The exponential growth model (9) may not be appropriate for the whole duration of the experiment. Initially, for small *t*, cells might need some time to recover from an experimental treatment that they were subjected to (such as transfection, seeding) before they go into their optimal growth rate. For larger *t*, cell density might become so large that saturation effects play a role, again decreasing the growth rate.

Furthermore, depending on the measurement setup, in particular for fluorescence or luminescence based measurements, background signal might contribute to the observed data. In the worst case, *k* = *k*(*t*) is a complex time-dependent function, possibly different for different perturbations, and if *n*(*t*) is only observed at one end point *t*, such effects can make it impossible to infer biologically relevant interactions.
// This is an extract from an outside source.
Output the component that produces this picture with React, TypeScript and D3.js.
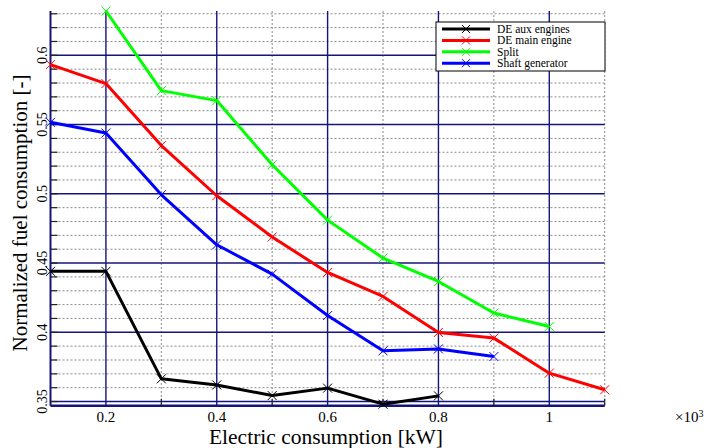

In some instances, it might be possible to fit a more general growth model (that includes, for instance, an initial lag phase and a background signal).

In some experiments reported in the literature, *biomass production n*(*t*) was monitored over time. This allows measuring the growth rate *n*^{-1}(*t*) *dn*(*t*)/*dt* as a function of time. Typically, this function reaches a maximal value at some time between the start and end time of the observation, and this value is used to quantify the growth phenotype. Relative growth rate can be defined as the dimensionless ratio [39]

\rho =\frac{ma{x}_{t}\frac{dn\left(t\right)}{n\left(t\right)dt}}{ma{x}_{{t}^{\prime}}\frac{d{n}_{wt}\left({t}^{\prime}\right)}{{n}_{wt}\left({t}^{\prime}\right)d{t}^{\prime}}}.

(10)

If the perturbation does not affect growth, then *ρ* = 1. If the perturbation promotes growth, *ρ* will be larger than 1, if it is slowing down growth, *ρ* will be less than 1.

Several authors have considered two perturbations to be interacting if the product of their individual relative growth rates, *ρ*_{1} and *ρ*_{2}, is different from that of the combinatorial perturbation, i. e. if not *ρ*_{12} = *ρ*_{1} *ρ*_{2} [5, 39, 40]. This definition of interaction is somewhat different from that implied by (9). In particular, if exponential growth (9) holds, then (10) simplifies to *ρ*_{1} = 1 + *m*_{1} and *ρ*_{2} = 1 + *m*_{2}, and according to (9), the two perturbation are considered non-interacting if *ρ*_{12} = 1 + *m*_{1} + *m*_{2} = *ρ*_{1} + *ρ*_{2} - 1. For small perturbations, the two definitions are approximately equivalent, since (1 + *m*_{1})(1 + *m*_{2}) = 1 + *m*_{1} + *m*_{2} + *m*_{1}*m*_{2} and *m*_{1}*m*_{2} is negligible if *m*_{1} and *m*_{2} are small compared to 1; for instance, for *m*_{1} = *m*_{2} = 0.1, *m*_{1}*m*_{2} = 0.01.

For strong perturbations, however, they lead to different results. For the present work, we chose (9) because it allows a more coherent treatment of data in which *dn*(*t*)/*dt* is positive for some of the cases (typically, for the wild type) and negative for others (say, for RNAi that knocks down an apoptosis inhibitor). In those cases, *ρ* can become negative, and interpretation of the multiplicative neutrality function *ρ*_{12} = *ρ*_{1} *ρ*_{2} would be difficult.